Ribs with Beer and BBQ by Chef Eileen Clarke
This recipe is from the cookbook by Chef Eileen Clarke: Slice of the Wild that is now available in soft cover for $25 online at www.riflesandrecipes.com or by calling 406-521-0273.
Eileen, who is the author of numerous game cookbooks, lives in Montana with her husband, John Barsness. She is currently working on a new book that will be available for Christmas 2016 titled: Marinades, Brines and Rubs: Tenderizing the Wild.
From The Chef: You know what’s the hardest part of this recipe? As usual, it’s convincing the elk, moose or big fat deer to jump into the back of the pickup truck. I had a mallard try to dive into my goose blind last week, but big game animals rarely do that, and you will need a large animal to have enough meat on the ribs to make rib-cooking worthwhile. Moose and elk are best, but a big buck—either whitetail or muley—will do if you leave all the flank meat on the ribs instead of tossing it into the grinding pile.
The next hardest thing is choosing just one beer and just one barbecue sauce to make this with. Choose a tomato-based barbecue sauce, but one with little, if any, smoke flavor. (The smoke will only intensify in the roasting and may get too strong.) As for the beer, choose a light colored beer—a pilsener or a lager: Coors Banquet, Miller Genuine Draft, Budweiser, anything like that will work. The rest is easy, just sit back and let the roaster do its stuff. And if you don’t have a large roaster, the best alternative is a turkey roasting-sized oven cooking bag.
Finally, since prepared barbecue sauces vary in salt and pepper content, it’s best to not add any salt and pepper before you put the ribs in the oven. Taste the ribs when they’re done, and then you can add salt and pepper to taste at the table.
2 tablespoons oil
2-3 pounds game meat ribs (moose, elk, or venison) in sections
1-2 pounds country style pork ribs
2 12-ounce cans of beer
12 ounces of your favorite tomato-based barbecue sauce
1. Preheat the oven to 300˚F. Separate the ribs (elk, moose, or venison) and dry with paper towels. Arrange them in the roasting pan, so they make one even layer.
2. In a large skillet, brown the pork ribs in the oil over medium heat until they’re just golden. (They don’t need to be completely cooked at this point.) Transfer them to the roasting pan, covering the game ribs.
3. In a large bowl, combine the beer and barbecue sauce; two 12-ounce beer bottles (Totaling 24 ounces), with 1 1/2 cups (12 ounces) barbecue sauce. Pour over the ribs. (If you need more liquid to cover the ribs, mix more beer and barbecue sauce at that 2:1 ratio.)

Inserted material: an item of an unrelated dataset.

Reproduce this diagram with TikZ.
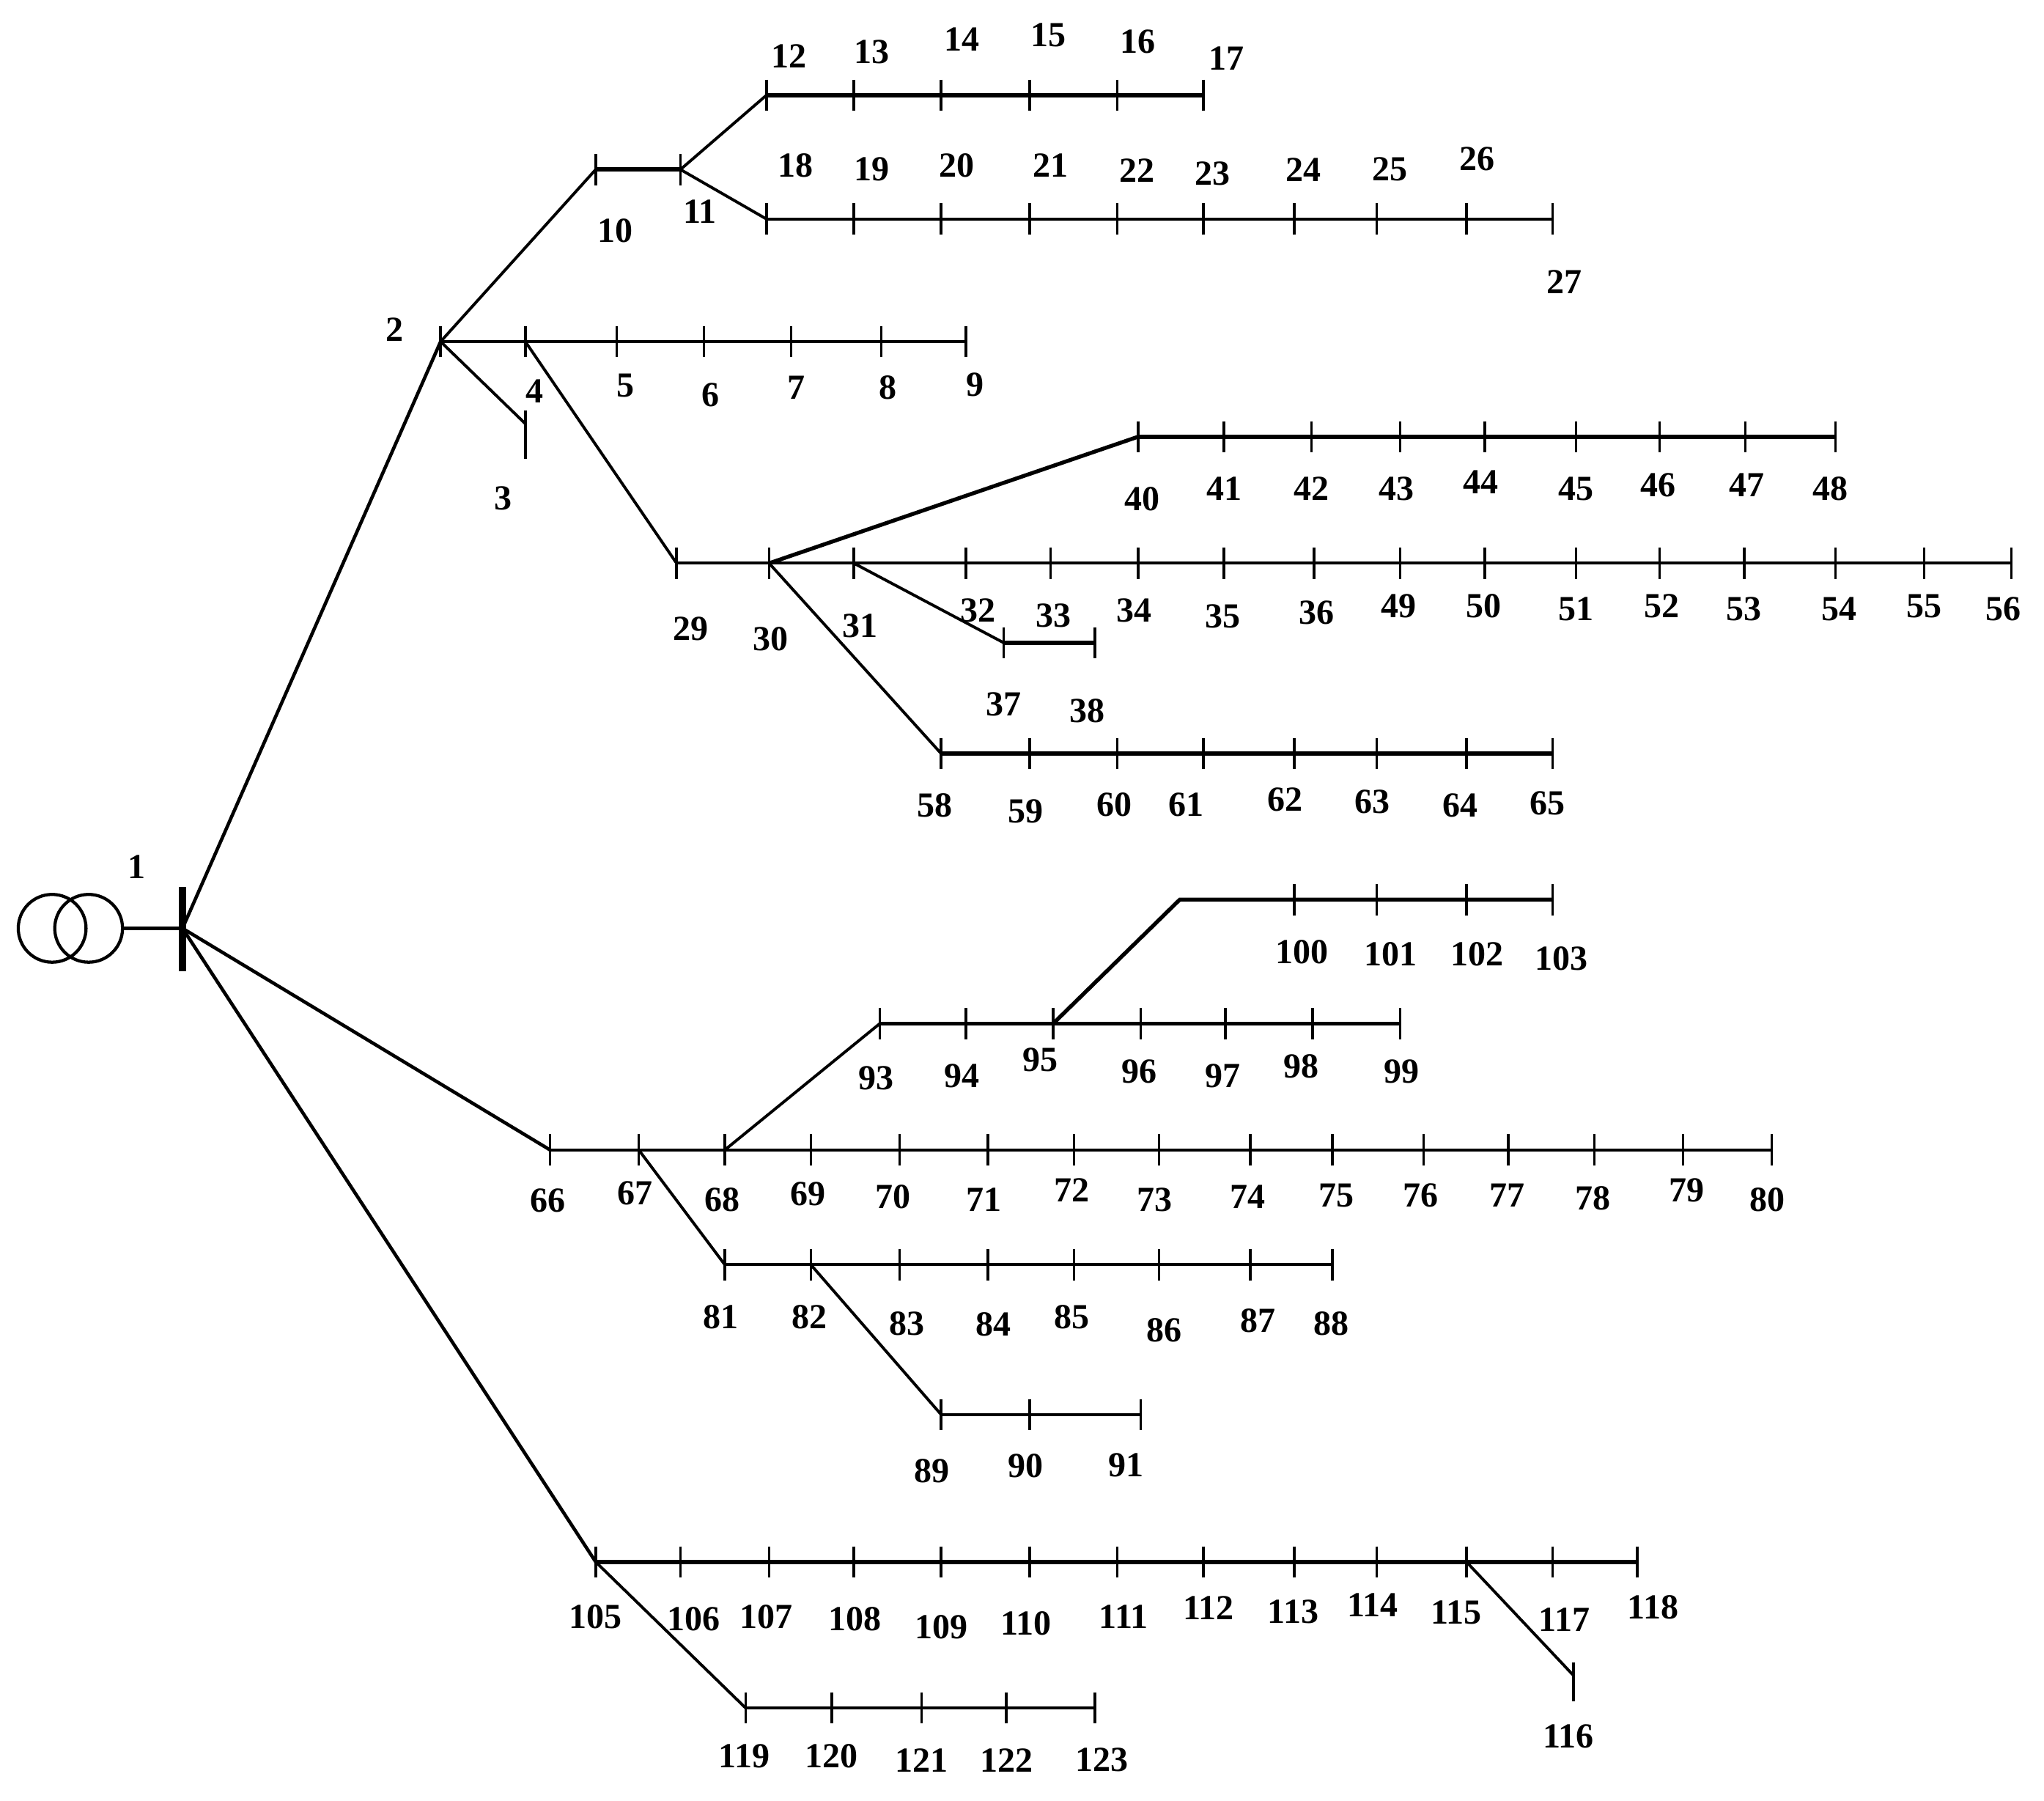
\documentclass[tikz,border=0pt]{standalone}
\usepackage{fontspec}
\setmainfont{Liberation Serif}
\begin{document}
\begin{tikzpicture}[x=1pt,y=-1pt,
  feeder/.style={line width=2.6pt},
  busline/.style={line width=2.2pt},
  tick/.style={line width=2pt},
  lbl/.style={font=\fontsize{27}{27}\selectfont\bfseries,inner sep=0pt}]
\useasboundingbox (0,0) rectangle (1568,1381);
% bus helper
\newcommand{\mybus}[2]{% y, list n/x/lx/ly
  \foreach \n/\x/\lx/\ly in {#2} {
    \coordinate (b\n) at (\x,#1);
    \draw[tick] (\x,#1-12) -- (\x,#1+12);
    \node[lbl] (l\n) at (\lx,\ly) {\n};
  }}
% transformer and bus 1
\draw[line width=2.4pt] (40,712) circle (26) (68,712) circle (26);
\coordinate (t) at (94,712);
\coordinate (b1) at (140,712);
\draw[line width=2.6pt] (t) -- (b1);
\draw[line width=6pt] (140,680) -- (140,745);
\node[lbl] (l1) at (105,665) {1};
% bus 2 branch
\coordinate (b2) at (338,262);
\node[lbl] (l2) at (303,253) {2};
\draw[feeder] (b1) -- (b2);
\draw[tick] (338,250) -- (338,274);
\mybus{130}{10/457/472/177,11/522/537/162}
\draw[busline,line width=3.5pt] (b10) -- (b11);
\draw[busline] (b2) -- (b10);
\mybus{73}{12/588/605/43,13/655/669/40,14/722/738/30,15/790/804/27,16/857/873/32,17/923/941/45}
\draw[busline,line width=3pt] (b12) -- (b17);
\draw[busline] (b11) -- (b12);
\mybus{168}{18/588/610/127,19/655/669/130,20/722/734/127,21/790/806/127,22/857/872/131,23/923/930/133,24/993/1000/130,25/1056/1066/130,26/1125/1133/122,27/1191/1200/216}
\draw[busline] (b18) -- (b27);
\draw[busline] (b11) -- (b18);
\mybus{262}{4/403/410/300,5/473/480/296,6/540/545/303,7/607/611/297,8/676/681/297,9/741/748/295}
\draw[busline] (b2) -- (b9);
\coordinate (b3) at (403,325);
\draw[tick] (403,315) -- (403,352);
\node[lbl] (l3) at (386,382) {3};
\draw[busline] (b2) -- (b3);
\mybus{432}{29/519/530/482,30/590/591/490,31/655/660/480,32/741/750/468,33/806/808/472,34/873/870/468,35/939/938/473,36/1008/1010/470,49/1074/1073/465,50/1139/1138/465,51/1209/1209/467,52/1273/1275/465,53/1338/1338/467,54/1408/1411/467,55/1476/1476/465,56/1543/1537/467}
\draw[busline] (b29) -- (b56);
\draw[busline] (b4) -- (b29);
\mybus{335}{40/873/876/383,41/939/939/375,42/1006/1006/375,43/1074/1071/375,44/1139/1136/370,45/1209/1209/375,46/1273/1272/372,47/1339/1340/372,48/1408/1404/375}
\draw[busline,line width=3pt] (b40) -- (b48);
\draw[busline,line width=3pt] (b30) -- (b40);
\mybus{493}{37/770/770/540,38/840/834/545}
\draw[busline,line width=3pt] (b37) -- (b38);
\draw[busline] (b31) -- (b37);
\mybus{578}{58/722/717/618,59/790/787/622,60/857/855/617,61/923/910/617,62/993/986/613,63/1056/1053/615,64/1125/1120/618,65/1191/1187/616}
\draw[busline,line width=3pt] (b58) -- (b65);
\draw[busline] (b30) -- (b58);
% bus 66 branch
\mybus{882}{66/422/420/921,67/490/487/915,68/556/554/920,69/622/620/916,70/690/685/918,71/758/755/920,72/824/822/913,73/889/886/920,74/959/957/918,75/1022/1025/917,76/1092/1090/917,77/1157/1156/917,78/1223/1222/919,79/1291/1294/913,80/1359/1356/920}
\draw[busline] (b66) -- (b80);
\draw[feeder] (b1) -- (b66);
\mybus{785}{93/675/672/827,94/741/738/825,95/808/798/813,96/875/874/822,97/940/938/825,98/1007/998/818,99/1074/1075/822}
\draw[busline,line width=3pt] (b93) -- (b99);
\draw[busline] (b68) -- (b93);
\coordinate (k) at (905,690);
\mybus{690}{100/993/999/730,101/1056/1067/732,102/1125/1133/732,103/1191/1198/735}
\draw[busline,line width=3pt] (b95) -- (k) -- (b103);
\mybus{970}{81/556/553/1010,82/622/621/1010,83/690/696/1015,84/758/762/1016,85/824/822/1010,86/889/893/1020,87/959/965/1013,88/1022/1021/1015}
\draw[busline] (b81) -- (b88);
\draw[busline] (b67) -- (b81);
\mybus{1085}{89/722/715/1128,90/790/787/1124,91/875/864/1124}
\draw[busline] (b89) -- (b91);
\draw[busline] (b82) -- (b89);
% bus 105 branch
\mybus{1198}{105/457/457/1240,106/522/532/1242,107/590/588/1240,108/655/656/1242,109/722/722/1248,110/790/787/1245,111/857/862/1240,112/923/927/1233,113/993/992/1236,114/1056/1053/1231,115/1125/1117/1237,117/1191/1200/1242,118/1256/1268/1233}
\draw[busline,line width=3pt] (b105) -- (b118);
\draw[feeder] (b1) -- (b105);
\coordinate (b116) at (1207,1285);
\draw[tick] (1207,1275) -- (1207,1305);
\node[lbl] (l116) at (1203,1332) {116};
\draw[busline] (b115) -- (b116);
\mybus{1310}{119/572/571/1347,120/638/638/1347,121/707/707/1350,122/772/772/1350,123/840/845/1350}
\draw[busline] (b119) -- (b123);
\draw[busline] (b105) -- (b119);
\end{tikzpicture}
\end{document}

4. Cover the roasting pan and roast the ribs 2-3 hours or until fall-apart tender.
Tips for Meaty Ribs
Moose and Elk have lots of rib meat, and a thick brisket.]
A trophy deer–whitetail or mule deer—are great especially if you live and hunt in a Northern state like Minnesota, Pennsylvania, or Montana, where winters are cold and big bucks pack on more padding. In this picture we’re removing the brisket to make into corned meat later, but there’s no rule that says you can’t leave what brisket there is on a big deer to make a satisfying rib dinner. However, Does and young Fork horn deer simply don’t have enough padding to make a good rib dinner.
Tips for Butchering
Once the tenderloin and hanging tenderloins have been removed, saw though the spine just to get the carcass into pieces you can work with in the kitchen. From there, cut the back bone away from the ribs, then cut the ribs apart. You’ll be able to cut through the meat on the lower ribs with a knife to separate them, but higher up where they attach to the sternum you’ll need the saw again. (A hand saw won’t strew as much bone dust around as a power saw and, aside from blood, guts and hair, nothing makes meat gamier than bone dust. So saw them carefully, then rinse the dust off and wipe the ribs down before wrapping or cooking them. Once you have the ribs from the carcass saw them into a length that will fit in your roaster or oven bag.